Euro-area inflation eased off a six-year high just as the European Central Bank is set to pare back monetary stimulus and issue new macroeconomic forecasts.
Consumer prices rose 2% in November from a year earlier, down from 2.2% in October. A measure that strips out volatile components slipped to 1%, Eurostat said on Friday.
Although inflation has held near the ECB’s target of a little less than 2% for six months, that’s mostly the work of high energy costs. Still, President Mario Draghi and his peers have stuck to their plans to cap quantitative easing at €2.6trn ($3trn) at the end of the year.

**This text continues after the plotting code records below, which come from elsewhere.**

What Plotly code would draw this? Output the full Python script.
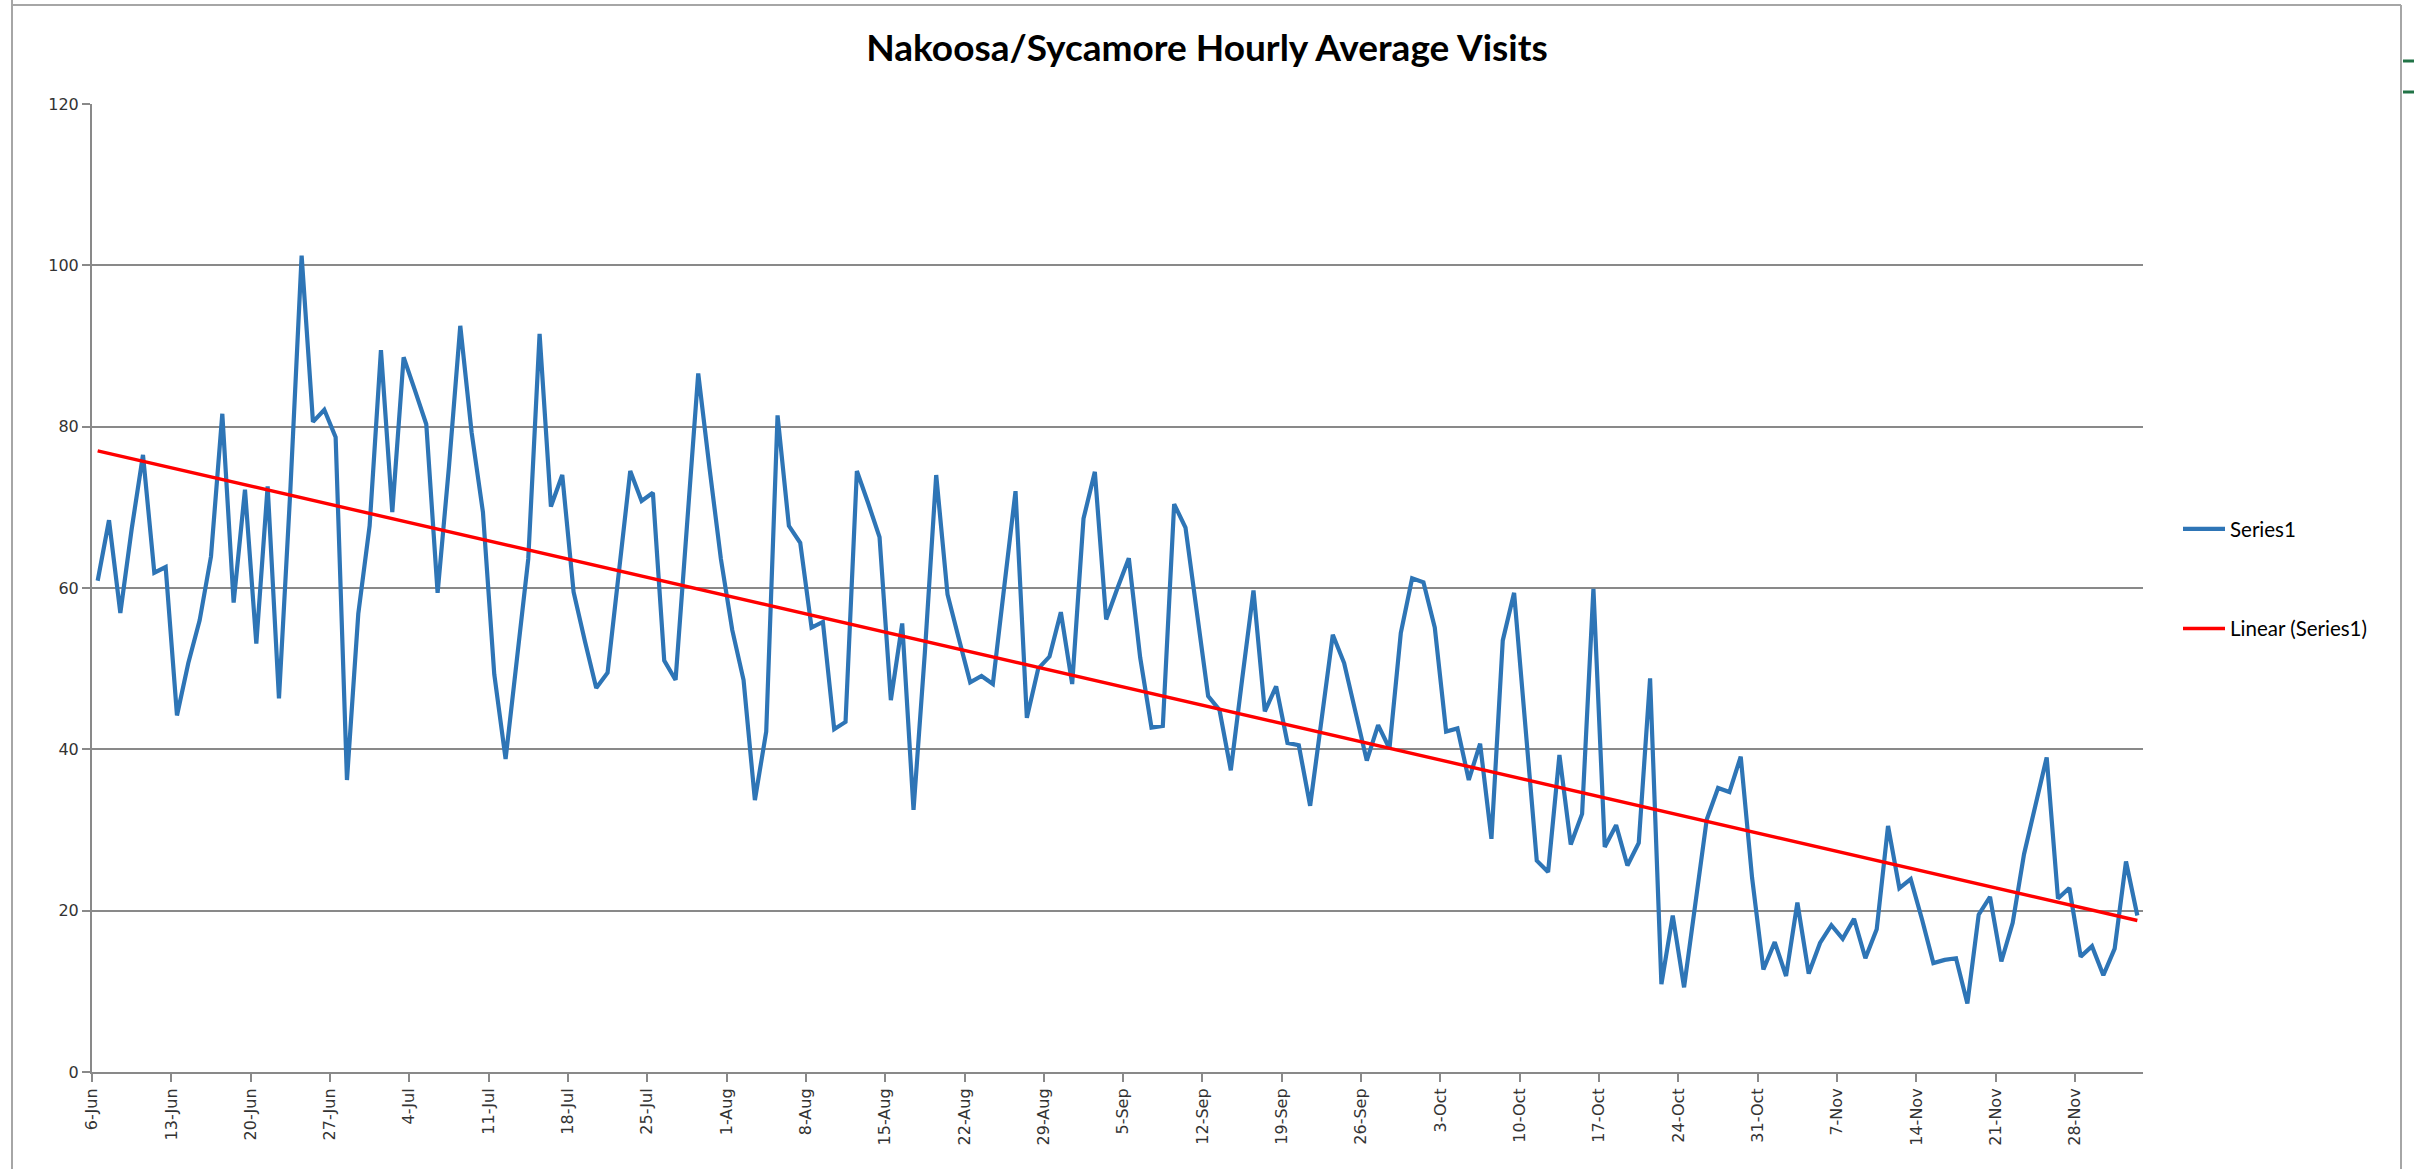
import numpy as np
import pandas as pd
import plotly.graph_objects as go

# daily hourly-average visits, 6-Jun .. 3-Dec
start_date = "2013-06-06"
visits = [
    60.9, 68.4, 56.9, 67.3, 76.5, 61.9, 62.6, 44.2, 50.7, 56.0,
    63.9, 81.6, 58.2, 72.2, 53.1, 72.6, 46.3, 72.0, 101.2, 80.6,
    82.1, 78.7, 36.2, 56.8, 67.7, 89.5, 69.4, 88.6, 84.5, 80.3,
    59.4, 75.0, 92.5, 79.3, 69.4, 49.3, 38.8, 51.2, 63.6, 91.5,
    70.1, 74.0, 59.5, 53.4, 47.6, 49.5, 62.0, 74.5, 70.8, 71.8,
    51.0, 48.6, 67.6, 86.6, 74.8, 63.6, 54.8, 48.6, 33.7, 42.2,
    81.4, 67.7, 65.6, 55.1, 55.8, 42.5, 43.4, 74.5, 70.5, 66.3,
    46.1, 55.6, 32.5, 52.0, 74.0, 59.2, 53.7, 48.3, 49.1, 48.1,
    60.1, 72.0, 43.9, 50.0, 51.5, 57.0, 48.1, 68.6, 74.4, 56.1,
    60.0, 63.7, 51.4, 42.7, 42.9, 70.4, 67.5, 57.1, 46.6, 44.9,
    37.4, 48.7, 59.7, 44.7, 47.8, 40.8, 40.5, 33.0, 43.3, 54.2,
    50.7, 44.5, 38.6, 43.0, 40.1, 54.4, 61.2, 60.7, 55.1, 42.2,
    42.6, 36.2, 40.7, 28.9, 53.5, 59.4, 42.8, 26.2, 24.8, 39.3,
    28.2, 32.0, 59.9, 27.9, 30.6, 25.6, 28.4, 48.8, 10.9, 19.4,
    10.5, 20.5, 31.3, 35.2, 34.7, 39.1, 24.1, 12.7, 16.1, 11.9,
    21.0, 12.2, 16.0, 18.2, 16.5, 19.0, 14.1, 17.7, 30.5, 22.8,
    23.9, 18.9, 13.5, 13.9, 14.1, 8.5, 19.5, 21.7, 13.7, 18.5,
    27.0, 33.0, 39.0, 21.5, 22.8, 14.3, 15.6, 12.0, 15.3, 26.1,
    19.4,
]
tick_labels = [
    "6-Jun", "13-Jun", "20-Jun", "27-Jun", "4-Jul", "11-Jul", "18-Jul",
    "25-Jul", "1-Aug", "8-Aug", "15-Aug", "22-Aug", "29-Aug", "5-Sep",
    "12-Sep", "19-Sep", "26-Sep", "3-Oct", "10-Oct", "17-Oct", "24-Oct",
    "31-Oct", "7-Nov", "14-Nov", "21-Nov", "28-Nov",
]

dates = pd.date_range(start_date, periods=len(visits), freq="D")
tick_dates = dates[::7][:len(tick_labels)]
# excel puts each day's point in the middle of its slot
x_pts = dates + pd.Timedelta(hours=12)

# linear trendline (least squares, like excel)
idx = np.arange(len(visits))
slope, icpt = np.polyfit(idx, visits, 1)
trend = slope * idx + icpt

W, H = 2414, 1169
L, R, T, B = 92, 271, 104, 97
def px(x): return (x - L) / (W - L - R)
def py(y): return 1 - (y - T) / (H - T - B)

AXIS_GREY = "#898989"
label_font = dict(family="DejaVu Sans", size=16, color="#333333")

fig = go.Figure()
fig.add_trace(go.Scatter(
    x=x_pts, y=visits, mode="lines", name="Series1", legendgroup="a",
    line=dict(color="#2E75B6", width=4.2),
))
fig.add_trace(go.Scatter(
    x=x_pts, y=trend, mode="lines", name="Linear (Series1)", legendgroup="b",
    line=dict(color="#FF0000", width=3.4),
))

# frame lines of the screenshot
frame = [
    dict(x0=px(12), x1=px(12), y0=py(0), y1=py(H)),
    dict(x0=px(12), x1=px(2401), y0=py(5), y1=py(5)),
    dict(x0=px(2401), x1=px(2401), y0=py(5), y1=py(H)),
]
shapes = [dict(type="line", xref="paper", yref="paper", line=dict(color="#A6A6A6", width=2), **f) for f in frame]
for gy in (61, 92):
    shapes.append(dict(type="line", xref="paper", yref="paper", x0=px(2403), x1=px(W), y0=py(gy), y1=py(gy),
                       line=dict(color="#217346", width=3)))

fig.update_layout(
    width=W, height=H, margin=dict(l=L, r=R, t=T, b=B),
    paper_bgcolor="white", plot_bgcolor="white",
    title=dict(text="<b>Nakoosa/Sycamore Hourly Average Visits</b>",
               xref="container", yref="container", x=1207 / W, xanchor="center",
               y=1 - 48 / H, yanchor="middle", font=dict(family="Lato", size=37, color="#000000")),
    showlegend=True,
    legend=dict(x=px(2178), y=py(509), xanchor="left", yanchor="top", tracegroupgap=70,
                itemwidth=42,
                font=dict(family="Lato", size=20.5, color="#000000"), bgcolor="rgba(0,0,0,0)"),
    shapes=shapes,
)
fig.update_xaxes(
    type="date", range=[dates[0], dates[-1] + pd.Timedelta(days=1)],
    tickmode="array", tickvals=tick_dates, ticktext=tick_labels, tickangle=-90,
    ticks="outside", ticklen=8, tickcolor=AXIS_GREY, tickwidth=1.5,
    showline=True, linecolor=AXIS_GREY, linewidth=2, showgrid=False,
    tickfont=label_font,
)
fig.update_yaxes(
    range=[0, 120], dtick=20, tick0=0,
    ticks="outside", ticklen=8, tickcolor=AXIS_GREY, tickwidth=1.5,
    showline=True, linecolor=AXIS_GREY, linewidth=2,
    showgrid=True, gridcolor=AXIS_GREY, gridwidth=1.5, zeroline=False,
    tickfont=label_font,
)

# drop the browser's default 8px body margin so the figure sits at the page corner
fig.write_html("out.html", config={"displayModeBar": False},
               post_script="document.body.style.margin='0';")
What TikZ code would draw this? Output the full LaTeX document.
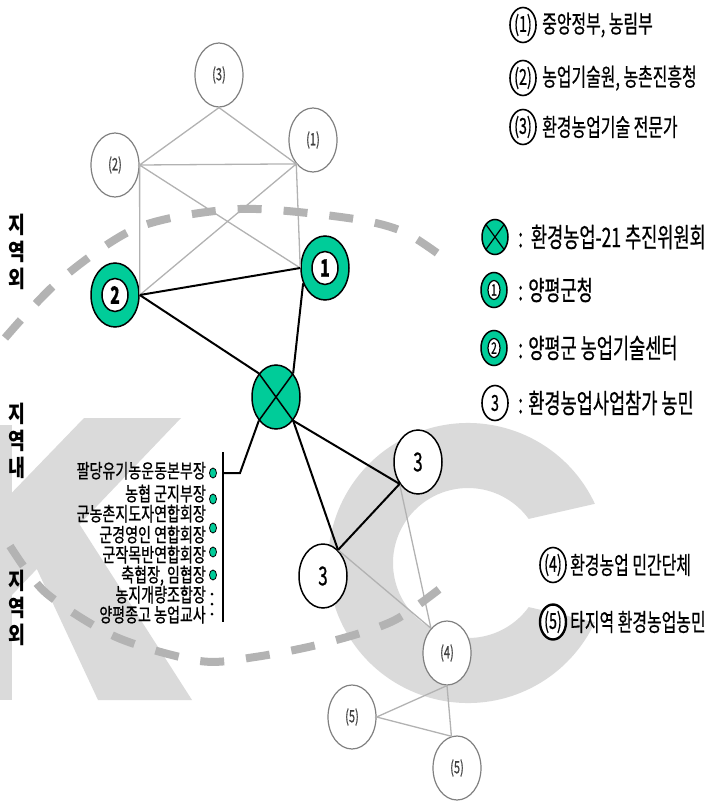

Their decision on December 13 will be informed by updated projections for economic growth and inflation, which will allow them to better judge the implications of the most recent slowdown on the broader outlook.
The European Commission said on Thursday that economic sentiment in the region weakened for an 11th straight month in November as a soft patch in manufacturing has started to seep into consumer confidence. That’s an ominous sign for economic growth - already at a four-year low - in the final quarter.
Analysts have questioned whether the weaker momentum and turmoil in Italy could force a rethink on stimulus withdrawal, or warrant other support measures such as a new round of long-term loans. But Draghi maintained his view this week that some of the weakness is temporary, with policy makers expecting to focus their discussion in two weeks on how to reinvest existing debt when it matures.
Eurostat also released jobless data on Friday, which showed the unemployment rate held at 8.1% in October.